Je crois en la créativité des musiciens. Je suis sûre qu’ils sauront trouver leur chemin en étudiant la partition. Je suis très ouverte à différentes propositions pour interpréter ma musique – à la condition seule que la voie choisie possède une logique interne.

Vous êtes à la fois une compositrice de renommée mondiale et une chanteuse demandée par les plus grands ensembles, faites-vous une différence entre les deux pratiques ? Du fait d’être interprète, portez-vous davantage votre attention sur la virtuosité instrumentale ? Voulez-vous repousser les limites des musiciens ?

C’est une situation fantastique d’être à la fois compositrice et interprète car cela donne accès aux deux versants de la musique. En tant que compositrice, je pense souvent à la place de l’interprète et inversement – lorsque je prépare la pièce de quelqu’un d’autre, mes connaissances de compositrice sont très utiles. Quand s’agit de la création d’une nouvelle œuvre, il est très important de rester ouverte et créative car il n’existe pas de normes pour interpréter ce qui n’existe pas encore. Bien sûr, j’aime la virtuosité en musique. Pour moi, en tant que chanteuse, il est très important d’aimer la pièce que je vais interpréter. Je pense que tous les musiciens ont besoin d’avoir du plaisir en jouant. J’essaie donc d’écrire de la musique qui puisse être appréciée non seulement par le public mais aussi par les musiciens.

 

Au début de votre carrière, vous ne pensiez pas devenir chanteuse. Pouvez-vous nous dire comment vous êtes montée sur scène à l’occasion de votre pièce Parlando en 2000 ? Saviez-vous avant ce concert que vous possédiez un tel talent ou était-ce une surprise ?

Pendant mes études de composition, j’ai écrit une pièce pour voix qui était un peu expérimentale. À la fin de l’année scolaire, je demandais à mes collègues chanteurs d’interpréter cette pièce pour le concert mais personne ne voulait le faire parce que la pièce était trop particulière. J’ai donc dû l’apprendre par moi-même. Après ce concert, quelle n’a pas été ma surprise de voir que mes collègues compositeurs souhaitaient écrire des pièces pour moi ! J’ai très vite donné des concerts, dans des festivals de plus en plus importants. J’ai donc décidé de commencer à apprendre le chant. Désormais, je chante tout le répertoire et pas uniquement la musique moderne.

En 2007, vous créez votre pièce la plus jouée à ce jour, Cascando, qui combine deux éléments majeurs de votre travail : la voix et Samuel Beckett ?

Oui, j’aime beaucoup Samuel Beckett. J’aime la musicalité de son langage et sa narration.
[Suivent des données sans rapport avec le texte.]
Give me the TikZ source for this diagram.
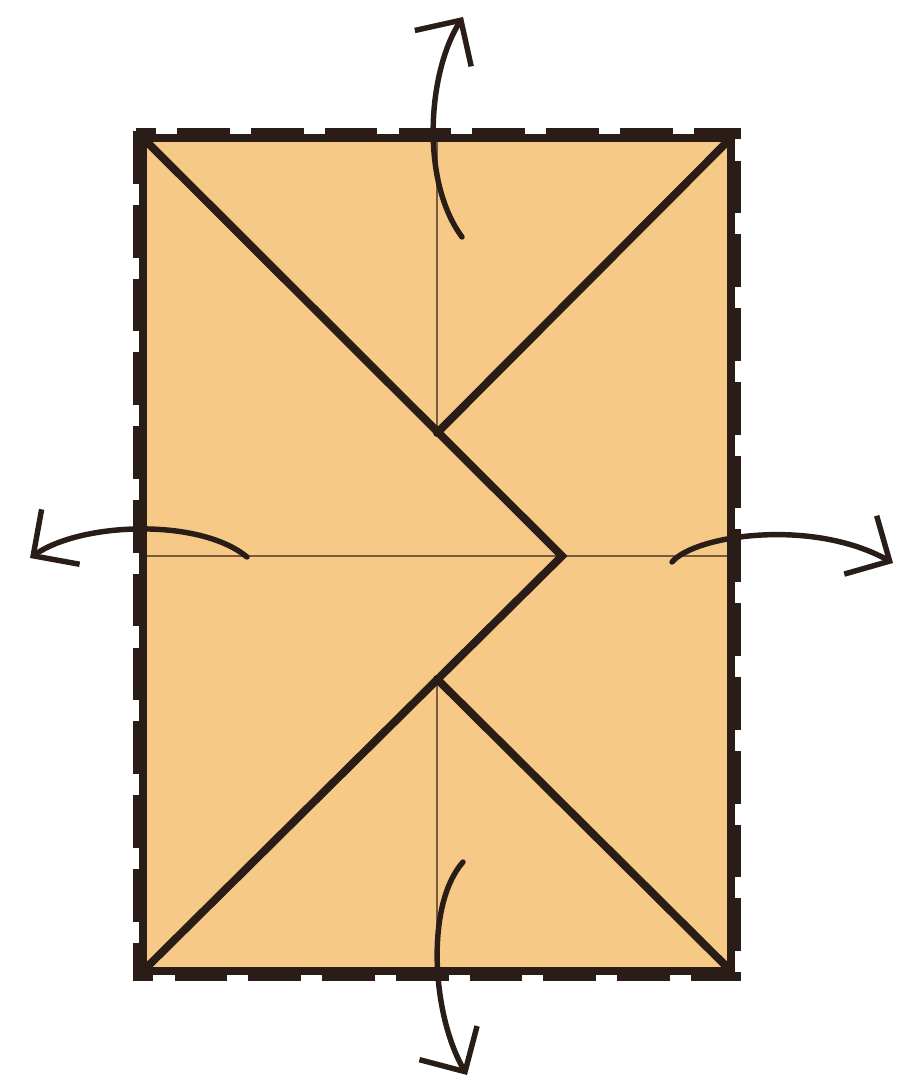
\documentclass[tikz,border=0pt]{standalone}
\usetikzlibrary{arrows.meta}

\definecolor{paper}{HTML}{F6CA86}
\definecolor{ink}{HTML}{2A1C16}
\definecolor{crease}{HTML}{7A5A3C}

\begin{document}
\begin{tikzpicture}[
    x=0.02cm, y=-0.02cm,
    sheet/.style={fill=paper, draw=ink, line width=4.5pt, line join=miter},
    cutline/.style={draw=ink, dash pattern=on 30pt off 12pt, line width=3.8pt},
    fold/.style={draw=crease, line width=1pt},
    edge/.style={draw=ink, line width=4.5pt, line cap=round, line join=miter},
    flap/.style={-{Straight Barb[length=19pt, width=38pt, line width=3.1pt]}, draw=ink, line width=3.1pt, line cap=round}
]
\useasboundingbox (0,0) rectangle (908,1091);

% Coordinates
\coordinate (tl) at (143,138);
\coordinate (tr) at (731,138);
\coordinate (br) at (731,971);
\coordinate (bl) at (143,971);
\coordinate (tip) at (562,556);
\coordinate (upper) at (437,433);
\coordinate (lower) at (437,679);
\coordinate (topmid) at (437,138);
\coordinate (botmid) at (437,971);
\coordinate (leftmid) at (143,556);
\coordinate (rightmid) at (731,556);

% Sheet
\draw[cutline] (136,131) rectangle (738,978);
\fill[paper] (tl) rectangle (br);

% Folds
\draw[fold] (topmid) -- (upper);
\draw[fold] (lower) -- (botmid);
\draw[fold] (leftmid) -- (rightmid);

% Edges
\draw[edge] (tl) -- (tip) -- (bl);
\draw[edge] (tr) -- (upper);
\draw[edge] (br) -- (lower);
\draw[sheet, fill=none] (tl) rectangle (br);

% Arrows
\coordinate (a1) at (462,237);
\coordinate (b1) at (463,17);
\coordinate (a2) at (247,557);
\coordinate (b2) at (30,558);
\coordinate (a3) at (672,562);
\coordinate (b3) at (893,563);
\coordinate (a4) at (463,862);
\coordinate (b4) at (467,1075);
\draw[flap] (a1) .. controls (420,180) and (428,72) .. (b1);
\draw[flap] (a2) .. controls (200,518) and (82,522) .. (b2);
\draw[flap] (a3) .. controls (695,535) and (812,518) .. (b3);
\draw[flap] (a4) .. controls (425,905) and (432,1015) .. (b4);

\end{tikzpicture}
\end{document}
Cascando a en effet été le premier morceau inspiré par Beckett mais il y en a eu deux autres, What is the word ? et Not I, qui reste peut-être plus connu que Cascando, grâce au Prix Rostrum des Compositeurs.

Vous mettez souvent en musique des poètes polonais comme comme Czesław Miłosz ou Wisława Szymborska mais de par votre activité de compositrice et interprète, vous êtes également au cœur de la musique européenne. Y a-t-il une part spécifiquement polonaise dans votre musique ou bien pensez-vous qu’un compositeur d’aujourd’hui opère une synthèse internationale ?

C’est une question difficile parce qu’il est plus facile de voir les éventuels éléments nationaux de l’extérieur que de l’intérieur. Je suis certaine qu’il existe des éléments polonais dans ma musique parce que je suis polonaise et que je vis en Pologne. Mais je n’y pense pas pendant mon travail.

Concevez-vous une oeuvre comme isolée, régie par ses propres règles, ou bien considérez-vous qu’elle appartient à un ensemble beaucoup plus grand, comme si vous n’écriviez qu’une seule et unique pièce au cours de votre vie ?

À chaque nouvelle pièce, j’ai le sentiment que je repars à zéro. J’aime cette sensation d’être assise devant une page blanche. Vous pouvez aller ensuite dans différentes directions et choisir. Cela fait partie du jeu.

Après Double Battery, vous écrivez pour le 7 février, une deuxième pièce pour l’Ensemble intercontemporain. Pouvez-vous nous révéler certains de ses éléments?

La nouvelle pièce s’appelle Triptyque et sera jouée pendant le Festival Présences. Je suis toujours très enthousiaste de travailler avec l’Ensemble Intercontemporain et très heureuse qu’ils offrent bientôt la première de cette nouvelle pièce écrite pour eux.